De herverdelende effecten van het stelsel zouden in deze variant gelijk blijven. Afschaffing van het afbouwen van de algemene heffingskorting leidt in eerste instantie tot een toename van de Gini-coëfficiënt met 2,3 procent. Dat komt doordat ook hogere inkomens weer de volledige heffingskorting krijgen. Maar na het verhogen van de tarieven van de tweede en derde schijf wordt dit effect vrijwel volledig teniet gedaan.
Conclusies
In dit artikel is de complexiteit van het belastingstelsel in kaart gebracht, en in het bijzonder de toenemende inkomensafhankelijkheid van heffingskortingen en toeslagen. Bij de totstandkoming van de huidige vormgeving van de inkomensafhankelijke regelingen hebben de herverdelende en de arbeidsmarkteffecten een belangrijke rol gespeeld. Hier zijn deze effecten voor het huidige stelsel gekwantificeerd, en is er gekeken of het mogelijk is om het stelsel te vereenvoudigen met behoud van deze effecten. De conclusie is dat op onderdelen vereenvoudiging goed mogelijk is (met beperkt herverdelende effecten, en met inkomenseffecten die verder bij te sturen zijn met aanvullend inkomensbeleid). De vormgeving van het toeslagenstelsel (huurtoeslag, zorgtoeslag en het kindgebonden budget) en ook de algemene heffingskorting kunnen sterk vereenvoudigd worden. Wel moet er opgemerkt worden dat de analyses in dit artikel een verkennend karakter hebben.
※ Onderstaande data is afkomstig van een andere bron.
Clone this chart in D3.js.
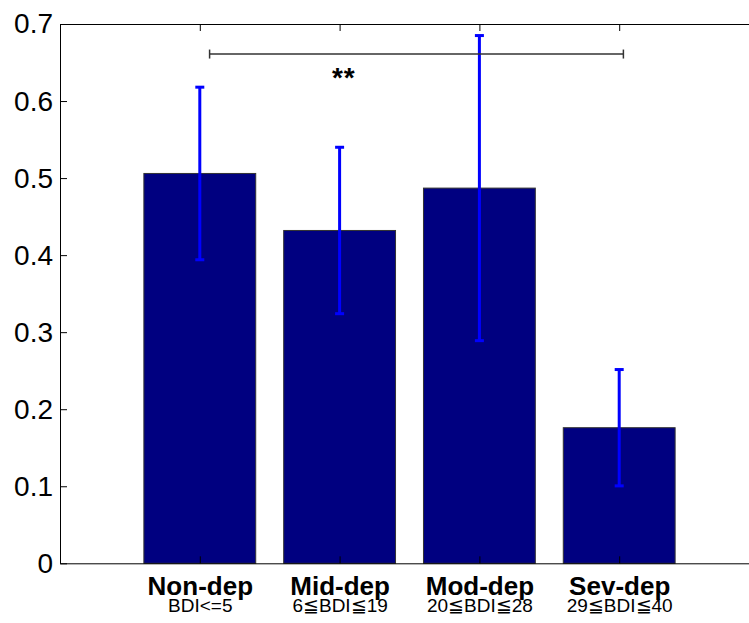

In vervolgonderzoek zou men bijvoorbeeld de arbeidsmarkteffecten van de alternatieven in kaart kunnen brengen.
Eindnoten
1 Uitgangspunt in figuur 2 en 3 is het voorgenomen beleid in het Regeerakkoord van het kabinet-Rutte III. Op Prinsjesdag heeft het kabinet aangekondigd om de algemene heffingskorting, de arbeidskorting en de zorgtoeslag extra te verhogen in 2020. Deze extra verhogingen zijn niet verwerkt in dit artikel; ze hebben wel gevolgen voor de hoogte van de kortingen, maar niet voor de vormgeving.
2 Voor personen boven de AOW-leeftijd geldt in 2021 een drieschijvenstelsel.
3 In het structurele belastingstelsel is al het voorgenomen beleid de komende jaren (ook na 2021) in de regelingen verwerkt.
4 Specifiek gaat het om het huurdeel boven de 3.000 euro per jaar en onder de 8.400 euro per jaar.
5 Betaalde premies voor de basiszorgverzekering en kosten in het kader van het eigen risico in het huishouden (paren betalen deze dubbel).
Literatuur
Jongen, E., P. Koot en M. Vlekke (2016) De politieke economie van inkomensbeleid: makkelijker kunnen we het niet maken? CPB Achtergronddocument, 30 juni.
Koot, P. (2019) Het ramen van beleidseffecten op de inkomensverdeling via de Gini-coëfficiënt. CPB Achtergronddocument, 21 maart 2019.
Koot, P., H.-W. de Boer en E. Jongen (2018). De belastingdruk van een- en tweeverdieners vanaf 2005: een intertemporele en internationale analyse van de belastingdruk voor paren in Nederland. CPB Achtergronddocument, 15 februari 2018.
Koot, P., M. Vlekke, E. Berkhout en R. Euwals (2016) MIMOSI: microsimulatiemodel voor belastingen, sociale zekerheid, loonkosten en koopkracht. CPB achtergronddocument, 30 maart.